Are there any assumptions about address and size of the unmap command
relative to the original map command or is the client freely allowed to
bisect, overlap, or overextend previous mappings?


> +* *Offset* is the file offset of the region with respect to the associated file
> +  descriptor.
> +* *Protections* are the region's protection attributes as encoded in
> +  ``<sys/mman.h>``.
> +* *Flags* contains the following region attributes:
> +
> +  * *VFIO_DMA_UNMAP_FLAG_GET_DIRTY_BITMAP* indicates that a dirty page bitmap
> +    must be populated before unmapping the DMA region. The client must provide
> +    a ``struct vfio_bitmap`` in the VFIO bitmaps field for each region, with
> +    the ``vfio_bitmap.pgsize`` and ``vfio_bitmap.size`` fields initialized.
> +
> +* *VFIO Bitmaps* contains one ``struct vfio_bitmap`` per region (explained
> +  below) if ``VFIO_DMA_UNMAP_FLAG_GET_DIRTY_BITMAP`` is set in Flags.

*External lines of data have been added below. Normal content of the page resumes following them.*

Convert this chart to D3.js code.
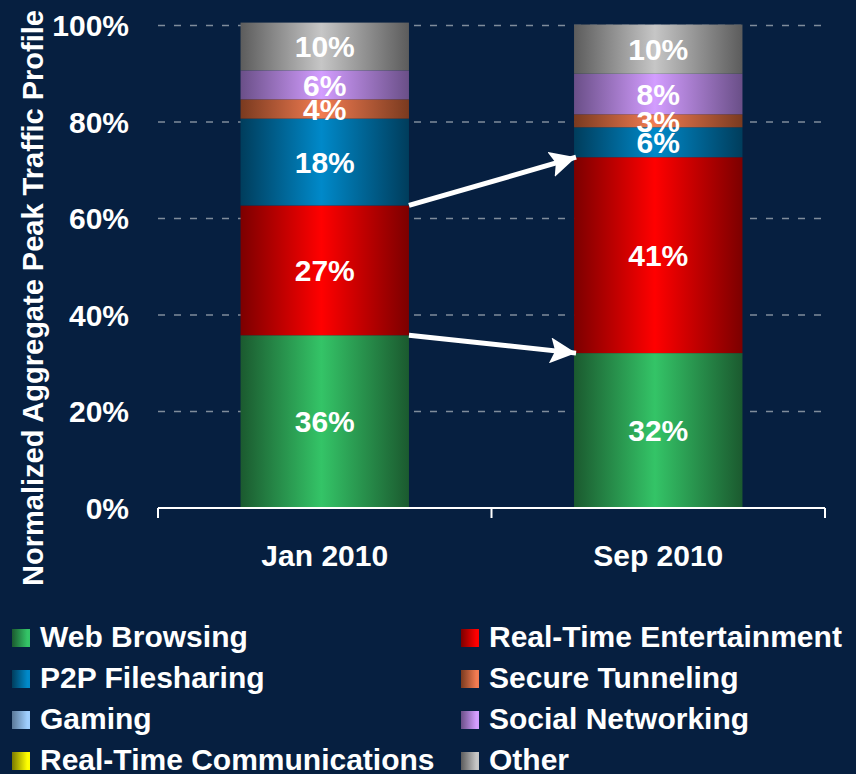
<!DOCTYPE html>
<html lang="en">
<head>
    <meta charset="utf-8">
    <title>Peak Traffic Profile</title>
    <style type="text/css">
        body { margin: 0; background: #061f40; }
        .chart { display: block; background: #061f40; }
        .chart text {
            font-family: "Liberation Sans", Arial, sans-serif;
            font-weight: bold;
            fill: #fff;
        }
        .grid line { stroke: #7f8c9b; stroke-width: 1.5; stroke-dasharray: 7,9; }
        .xaxis path, .xaxis line { stroke: #fff; stroke-width: 2; fill: none; }
    </style>
</head>
<body>
    <svg class="chart" width="856" height="774"></svg>

    <script src="https://cdn.jsdelivr.net/npm/d3@7"></script>
    <script>
        // data
        var categories = ['Jan 2010', 'Sep 2010'];
        var seriesNames = ['Web Browsing', 'Real-Time Entertainment', 'P2P Filesharing', 'Secure Tunneling',
                           'Gaming', 'Social Networking', 'Real-Time Communications', 'Other'];
        var janValues = [35.8, 26.9, 18.0, 4.0, 0, 6.0, 0, 9.9];
        var sepValues = [32.1, 40.6, 6.2, 2.7, 0, 8.4, 0, 10.2];
        var yTicks = [0, 20, 40, 60, 80, 100];

        // gradient colours: [edge, centre]
        var colors = [
            ['#1b5a2f', '#34c467'],
            ['#7c0000', '#ff0000'],
            ['#003d5c', '#0089c9'],
            ['#7a3a1f', '#f27c52'],
            ['#5a7898', '#9fcfff'],
            ['#6a4f88', '#d39dff'],
            ['#7a7a00', '#ffff00'],
            ['#5c5c5c', '#c6c6c6']
        ];

        var svg = d3.select('.chart'),
            width = +svg.attr('width'),
            height = +svg.attr('height');

        var x = d3.scaleBand()
            .domain(categories)
            .range([158, 825])
            .paddingInner(0.495)
            .paddingOuter(0.2475);

        var y = d3.scaleLinear()
            .domain([0, 100])
            .range([508, 25.5]);

        // gradients
        var defs = svg.append('defs');
        colors.forEach(function(c, i) {
            var gb = defs.append('linearGradient').attr('id', 'bar' + i)
                .attr('x1', '0%').attr('x2', '100%').attr('y1', '0%').attr('y2', '0%');
            gb.append('stop').attr('offset', '0%').attr('stop-color', c[0]);
            gb.append('stop').attr('offset', '48%').attr('stop-color', c[1]);
            gb.append('stop').attr('offset', '100%').attr('stop-color', c[0]);

            var gl = defs.append('linearGradient').attr('id', 'leg' + i)
                .attr('x1', '0%').attr('x2', '100%').attr('y1', '0%').attr('y2', '0%');
            gl.append('stop').attr('offset', '0%').attr('stop-color', c[0]);
            gl.append('stop').attr('offset', '85%').attr('stop-color', c[1]);
        });

        defs.append('marker')
            .attr('id', 'arrowhead')
            .attr('markerUnits', 'userSpaceOnUse')
            .attr('viewBox', '0 0 26 26')
            .attr('refX', 26).attr('refY', 13)
            .attr('markerWidth', 26).attr('markerHeight', 26)
            .attr('orient', 'auto')
            .append('path')
            .attr('d', 'M0,0 L26,13 L0,26 L5,13 Z')
            .attr('fill', '#fff');

        // gridlines
        svg.append('g')
            .attr('class', 'grid')
            .selectAll('line')
            .data(yTicks.filter(function(d) { return d > 0; }))
            .enter()
            .append('line')
            .attr('x1', 158).attr('x2', 825)
            .attr('y1', function(d) { return y(d); })
            .attr('y2', function(d) { return y(d); });

        // y tick labels
        svg.append('g')
            .selectAll('text')
            .data(yTicks)
            .enter()
            .append('text')
            .attr('x', 129)
            .attr('y', function(d) { return y(d); })
            .attr('dy', '0.35em')
            .attr('text-anchor', 'end')
            .style('font-size', '30px')
            .text(function(d) { return d + '%'; });

        // y title
        svg.append('text')
            .attr('transform', 'translate(43,298) rotate(-90)')
            .attr('text-anchor', 'middle')
            .style('font-size', '29px')
            .text('Normalized Aggregate Peak Traffic Profile');

        // stacks
        var table = categories.map(function(c, i) {
            var row = {category: c};
            var vals = i === 0 ? janValues : sepValues;
            seriesNames.forEach(function(s, j) { row[s] = vals[j]; });
            return row;
        });
        var stacked = d3.stack().keys(seriesNames)(table);

        var layers = svg.append('g')
            .selectAll('g')
            .data(stacked)
            .enter()
            .append('g')
            .attr('fill', function(d, i) { return 'url(#bar' + i + ')'; });

        layers.selectAll('rect')
            .data(function(d) { return d; })
            .enter()
            .append('rect')
            .attr('x', function(d) { return x(d.data.category); })
            .attr('width', x.bandwidth())
            .attr('y', function(d) { return y(d[1]); })
            .attr('height', function(d) { return y(d[0]) - y(d[1]); });

        // value labels
        var labels = [];
        stacked.forEach(function(layer) {
            layer.forEach(function(d) {
                var v = d[1] - d[0];
                if (v > 0) labels.push({cat: d.data.category, mid: (d[0] + d[1]) / 2, v: v});
            });
        });
        svg.append('g')
            .selectAll('text')
            .data(labels)
            .enter()
            .append('text')
            .attr('x', function(d) { return x(d.cat) + x.bandwidth() / 2; })
            .attr('y', function(d) { return y(d.mid); })
            .attr('dy', '0.36em')
            .attr('text-anchor', 'middle')
            .style('font-size', '30px')
            .text(function(d) { return Math.round(d.v) + '%'; });

        // x axis (ticks at category boundaries)
        var xa = svg.append('g').attr('class', 'xaxis');
        var bounds = [158, 158 + x.step(), 825];
        xa.append('path').attr('d', 'M158,' + y(0) + 'H825');
        xa.selectAll('line')
            .data(bounds)
            .enter()
            .append('line')
            .attr('x1', function(d) { return d; })
            .attr('x2', function(d) { return d; })
            .attr('y1', y(0)).attr('y2', y(0) + 10);
        xa.selectAll('text')
            .data(categories)
            .enter()
            .append('text')
            .attr('x', function(d) { return x(d) + x.bandwidth() / 2; })
            .attr('y', 566)
            .attr('text-anchor', 'middle')
            .style('font-size', '30px')
            .text(function(d) { return d; });

        // arrows between the bars
        var arrowLevels = [janValues[0], janValues[0] + janValues[1]];
        var arrowEnds = [sepValues[0], sepValues[0] + sepValues[1]];
        svg.append('g')
            .selectAll('line')
            .data(arrowLevels)
            .enter()
            .append('line')
            .attr('x1', x(categories[0]) + x.bandwidth())
            .attr('y1', function(d) { return y(d); })
            .attr('x2', x(categories[1]) + 2)
            .attr('y2', function(d, i) { return y(arrowEnds[i]); })
            .attr('stroke', '#fff')
            .attr('stroke-width', 5)
            .attr('marker-end', 'url(#arrowhead)');

        // legend
        var legend = svg.append('g')
            .selectAll('g')
            .data(seriesNames)
            .enter()
            .append('g')
            .attr('transform', function(d, i) {
                var col = i % 2, row = Math.floor(i / 2);
                return 'translate(' + (col === 0 ? 12 : 461) + ',' + (647 + row * 41) + ')';
            });

        legend.append('rect')
            .attr('x', 0).attr('y', -18)
            .attr('width', 18).attr('height', 18)
            .attr('fill', function(d, i) { return 'url(#leg' + i + ')'; });

        legend.append('text')
            .attr('x', 28)
            .attr('y', 0)
            .style('font-size', '30px')
            .text(function(d) { return d; });
    </script>
</body>
</html>
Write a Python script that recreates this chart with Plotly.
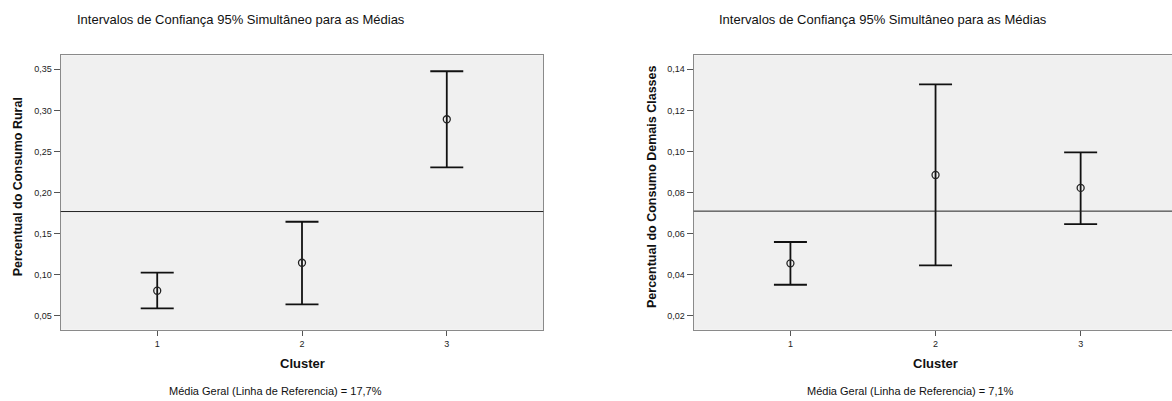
import plotly.graph_objects as go

# Cluster categories
clusters = [1, 2, 3]

# Panel 1: Percentual do Consumo Rural
rural_mean = [0.0807, 0.1147, 0.2892]
rural_low = [0.0592, 0.0641, 0.2308]
rural_high = [0.1026, 0.1646, 0.3476]
rural_ref = 0.177

# Panel 2: Percentual do Consumo Demais Classes
demais_mean = [0.0456, 0.0886, 0.0823]
demais_low = [0.0352, 0.0446, 0.0647]
demais_high = [0.0560, 0.1327, 0.0996]
demais_ref = 0.071

y_ticks_rural = [0.05, 0.10, 0.15, 0.20, 0.25, 0.30, 0.35]
y_ticks_demais = [0.02, 0.04, 0.06, 0.08, 0.10, 0.12, 0.14]

W, H = 1172, 401
FONT = "Liberation Sans, Arial, sans-serif"


def px(x):
    return x / W


def py(y):
    return 1 - y / H


fig = go.Figure()


def add_panel(idx, mean, low, high):
    xa = "x" if idx == 1 else "x2"
    ya = "y" if idx == 1 else "y2"
    fig.add_trace(go.Scatter(
        x=clusters, y=mean, xaxis=xa, yaxis=ya, mode="markers",
        marker=dict(symbol="circle-open", size=7, color="#222",
                    line=dict(width=1.3, color="#222")),
        error_y=dict(type="data", symmetric=False,
                     array=[h - m for h, m in zip(high, mean)],
                     arrayminus=[m - l for m, l in zip(mean, low)],
                     color="#111", thickness=1.8, width=16.5),
        showlegend=False, hoverinfo="skip"))


add_panel(1, rural_mean, rural_low, rural_high)
add_panel(2, demais_mean, demais_low, demais_high)

axis_common = dict(
    showgrid=False, zeroline=False, showline=True, linecolor="#8a8a8a",
    linewidth=1.2, ticks="outside", tickcolor="#555", ticklen=5,
    tickfont=dict(family=FONT, size=9, color="#222"),
)

y_dom = [py(329.7), py(55.3)]
fig.update_layout(
    width=W, height=H, margin=dict(l=0, r=0, t=0, b=0),
    paper_bgcolor="white", plot_bgcolor="#f0f0f0",
    separators=",.",
    xaxis=dict(domain=[px(60.7), px(543.3)], range=[1/3, 3 + 2/3],
               tickvals=clusters, mirror=True, anchor="y", **axis_common),
    yaxis=dict(domain=y_dom, range=[0.0333, 0.367], tickvals=y_ticks_rural,
               tickformat=".2f", mirror=True, anchor="x", ticklen=6,
               **{k: v for k, v in axis_common.items() if k != "ticklen"}),
    xaxis2=dict(domain=[px(693.7), 1.0],
                range=[1/3, 3 + (1172 - 1080.7) / 145],
                tickvals=clusters, mirror=True, anchor="y2", **axis_common),
    yaxis2=dict(domain=y_dom, range=[0.01333, 0.1468], tickvals=y_ticks_demais,
                tickformat=".2f", mirror=False, anchor="x2", ticklen=6,
                **{k: v for k, v in axis_common.items() if k != "ticklen"}),
)

# Overall-mean reference lines
for xa, ya, ref in [("x", "y", rural_ref), ("x2", "y2", demais_ref)]:
    fig.add_shape(type="line", xref=f"{xa} domain", yref=ya,
                  x0=0, x1=1, y0=ref, y1=ref,
                  line=dict(color="#222", width=1))

texts = [
    # titles
    (241, 19, "Intervalos de Confiança 95% Simultâneo para as Médias", 13, 0),
    (883, 19, "Intervalos de Confiança 95% Simultâneo para as Médias", 13, 0),
    # x axis titles
    (302.5, 363, "<b>Cluster</b>", 13, 0),
    (935.8, 363, "<b>Cluster</b>", 13, 0),
    # y axis titles
    (18.3, 187, "<b>Percentual do Consumo Rural</b>", 12.5, -90),
    (652, 187, "<b>Percentual do Consumo Demais Classes</b>", 12.5, -90),
    # footnotes
    (275.8, 391, "Média Geral (Linha de Referencia) = 17,7%", 11, 0),
    (910, 391, "Média Geral (Linha de Referencia) = 7,1%", 11, 0),
]
for x, y, t, size, ang in texts:
    fig.add_annotation(x=px(x), y=py(y), xref="paper", yref="paper",
                       text=t, showarrow=False, textangle=ang,
                       xanchor="center", yanchor="middle",
                       font=dict(family=FONT, size=size, color="#111"))

fig.write_html("out.html")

How will this be extended when new flags are added to get new data or
new data formats?  Note for instance that the kernel struct
vfio_iommu_type1_dma_unmap specifies the data[] as opaque in general and
only specifies it as struct vfio_bitmap for the case where
GET_DIRTY_BITMAP is specified.


> +
> +.. _VFIO bitmap format:
> +
> +VFIO bitmap format
> +^^^^^^^^^^^^^^^^^^
> +
> +If the VFIO_DMA_UNMAP_FLAG_GET_DIRTY_BITMAP bit is set in the request, the
> +server must append to the header the ``struct vfio_bitmap`` received in the
> +command followed by the bitmap, for each region. ``struct vfio_bitmap`` has the
> +following format:
> +
> ++--------+--------+------+
> +| Name   | Offset | Size |
> ++========+========+======+
> +| pgsize | 0      | 8    |
> ++--------+--------+------+
> +| size   | 8      | 8    |
> ++--------+--------+------+
> +| data   | 16     | 8    |
> ++--------+--------+------+
> +
> +* *pgsize* is the page size for the bitmap, in bytes.
> +* *size* is the size for the bitmap, in bytes, excluding the VFIO bitmap header.
> +* *data* This field is unused in vfio-user.
> +
> +The VFIO bitmap structure is defined in ``<linux/vfio.h>``
> +(``struct vfio_bitmap``).
> +
> +Each ``struct vfio_bitmap`` entry is followed by the region's bitmap. Each bit
> +in the bitmap represents one page of size ``struct vfio_bitmap.pgsize``.
> +
> +If ``VFIO_DMA_UNMAP_FLAG_GET_DIRTY_BITMAP`` is not set in Flags then the size
> +of the message is: 16 + (# of table entries * 32).
> +If ``VFIO_DMA_UNMAP_FLAG_GET_DIRTY_BITMAP`` is set in Flags then the size of
> +the message is: 16 + (# of table entries * 56) + size of all bitmaps.
> +
> +Upon receiving a VFIO_USER_DMA_UNMAP command, if the file descriptor is mapped
> +then the server must release all references to that DMA region before replying,
> +which includes potentially in flight DMA transactions. Removing a portion of a
> +DMA region is possible.

Ah, maybe this answers my question about unmap vs map, but it also seems
to contradict the description allowing the server to ignore unmap
requests if no DMA is expected when we state here that the server MUST
release references.  How might we indicate unmap granularity must match
mapping granularity restrictions to the user in the future should some
acceleration technology require it?  This is akin to the TYPE1 vs
TYPE1v2 distinction in the kernel.

Is this also a good place to point out that the max messages size of
4096 is extremely limiting for returning a dirty bitmap for most use
cases?  Some discussion of the error codes for such a case might be
relevant here too.

...
> +VFIO_USER_VM_INTERRUPT
> +----------------------
> +
> +Message format
> +^^^^^^^^^^^^^^
> +
> ++----------------+------------------------+
> +| Name           | Value                  |
> ++================+========================+
> +| Message ID     | <ID>                   |
> ++----------------+------------------------+
> +| Command        | 13                     |
> ++----------------+------------------------+
> +| Message size   | 20                     |
> ++----------------+------------------------+
> +| Flags          | Reply bit set in reply |
> ++----------------+------------------------+
> +| Error          | 0/errno                |
> ++----------------+------------------------+
> +| Interrupt info | <interrupt>            |
> ++----------------+------------------------+
> +
> +This command message is sent from the server to the client to signal the device
> +has raised an interrupt.
> +
> +Interrupt info format
> +^^^^^^^^^^^^^^^^^^^^^
> +
> ++-----------+--------+------+
> +| Name      | Offset | Size |
> ++===========+========+======+
> +| Sub-index | 16     | 4    |
> ++-----------+--------+------+
> +
> +* *Sub-index* is relative to the IRQ index, e.g., the vector number used in PCI
> +  MSI/X type interrupts.

Sorry if I'm blind, but where is the index itself provided?

Thanks,
Alex